Over Europe the Celts grew various forms of wheat, notably emmer, spelt, and bread. Hand-turned millstones were used and the flour stored in granaries, grain and vegetables often being stored in sealed pits. Oats, barley and rye were widely grown along with fibre plants hemp, and flax for both linen and oil. Millet was grown mainly in Gaul (western Europe where an early Celtic dialect was spoken) and Cisalpine Gaul (land of the Gauls lying to the south and east of the alps) and panicum in the Po valley. Legumes like peas, beans and lentils were also grown along with a wide variety of fruits and berries. From the sixth century BC wines were imported to northern Europe from Etruscan and Greek sources in the south.

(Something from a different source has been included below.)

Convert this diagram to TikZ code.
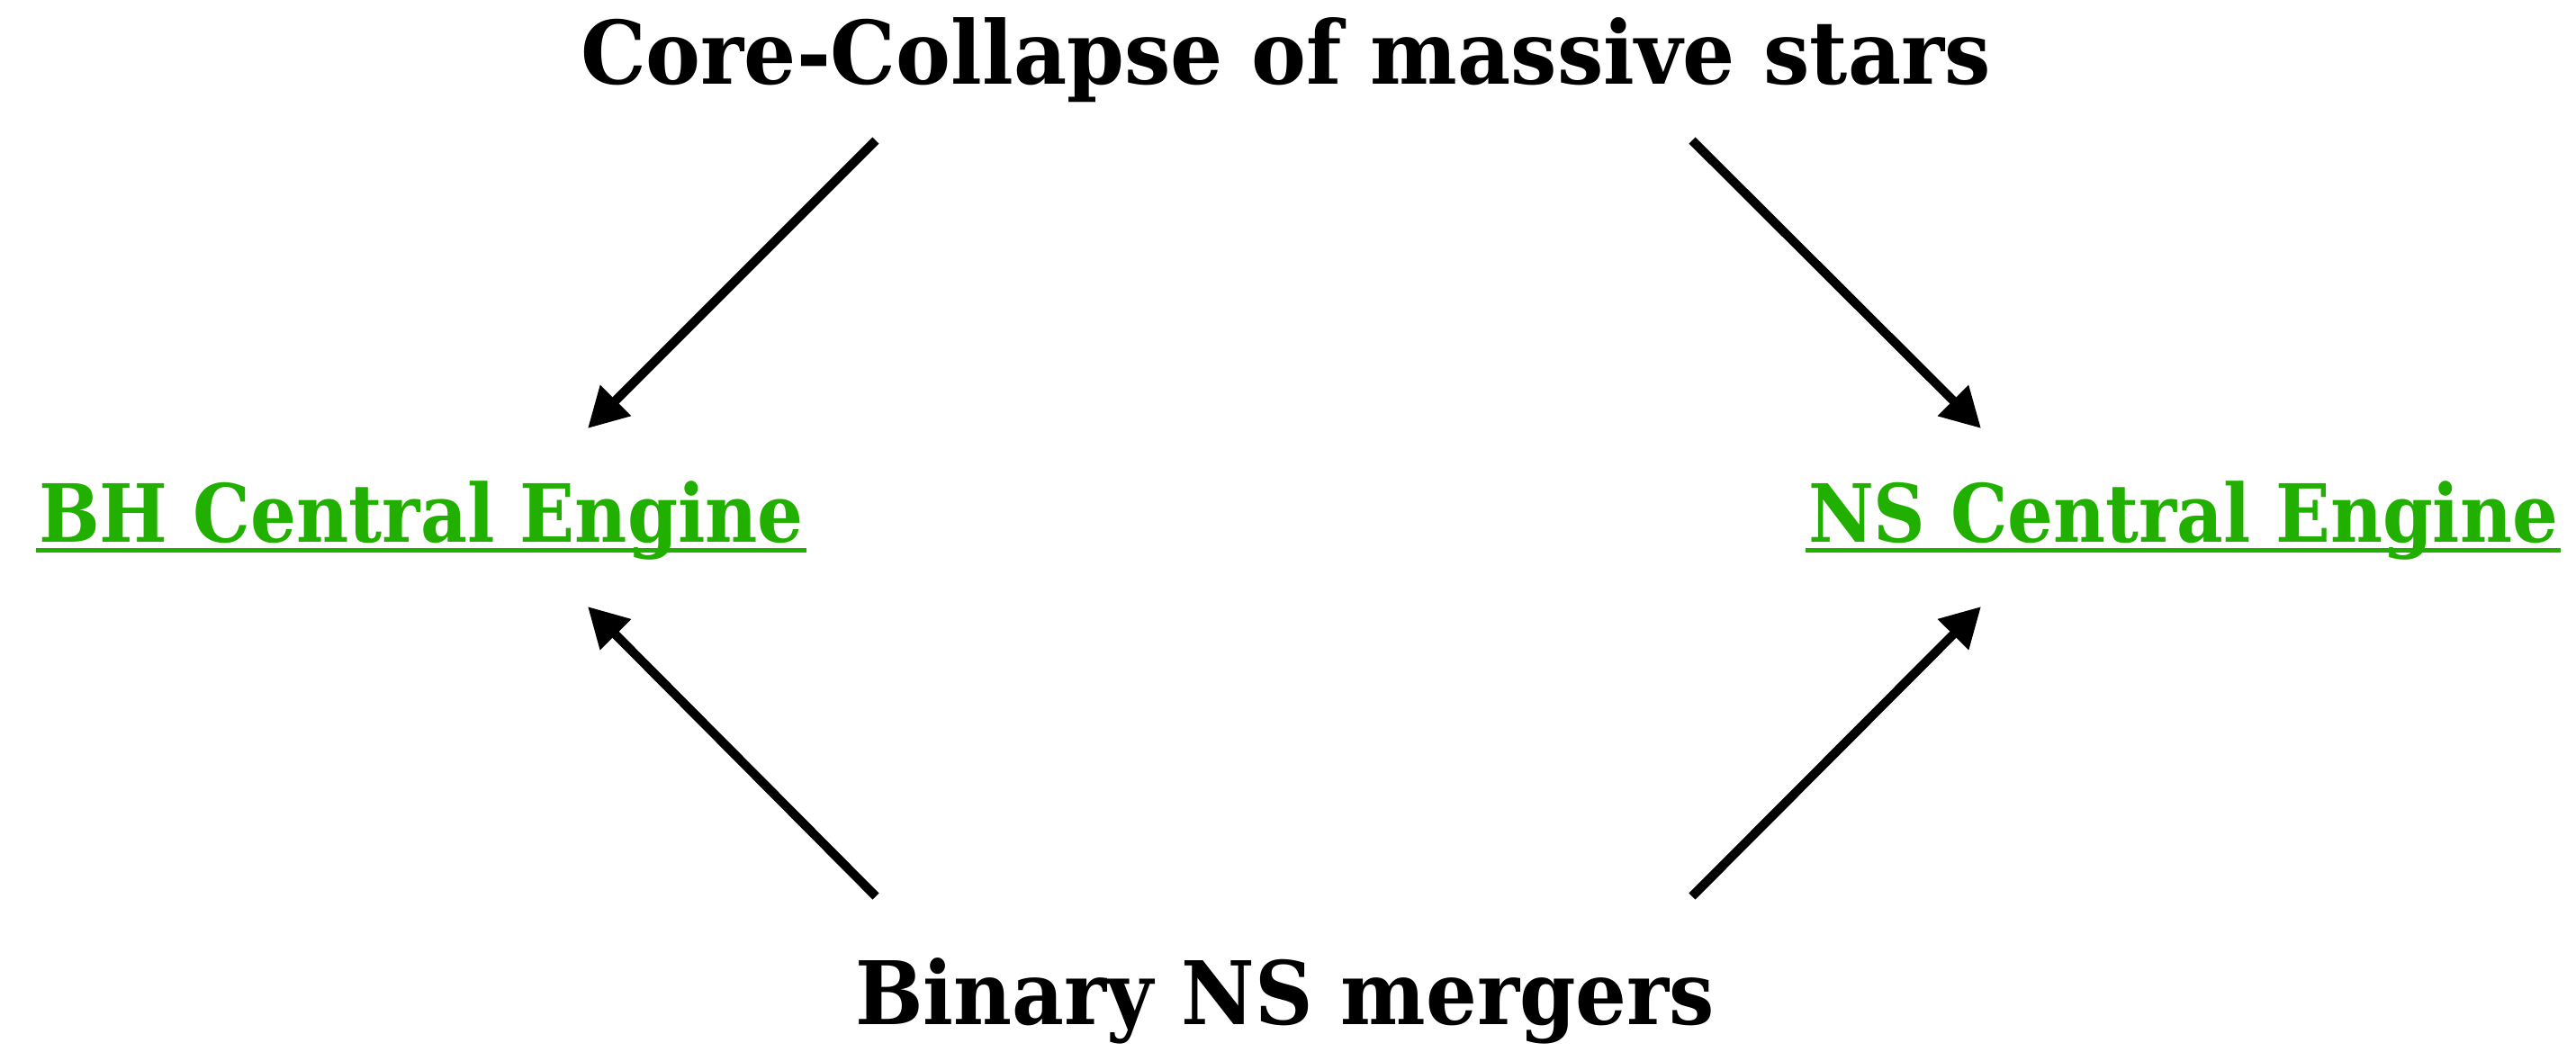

Pastoral farming was based around sheep, cattle and pigs: small goat-like sheep, for wool and milk rather than meat, producing dark, coarse wool which by Roman times was exported from Britain to Rome; cattle (the most abundant domestic animal) were small Celtic Shorthorn bred to produce oxen as draught animals for wagons and ploughs and as a source of milk and meat while bulls, admired for their enormous strength and ferocity, played a key role in Celtic society featuring in sacrificial rituals and Celtic art and mythology; pigs and boars, second to cattle in abundance, also featured in Celtic epics, myths and art; horses and dogs were used mostly for hunting and warfare and later for pulling the plough, but donkeys and mules only appear in the archaeological record after contact with Roman culture; chickens and cats were part of farm life but Caesar remarks that ‘Hares, fowl, and geese they think it unlawful to eat, but rear them for pleasure and amusement’[cited in BE p. 104] Salt was used in the preservation of meats, and salted pork was exported from Gaul to the Italian peninsula.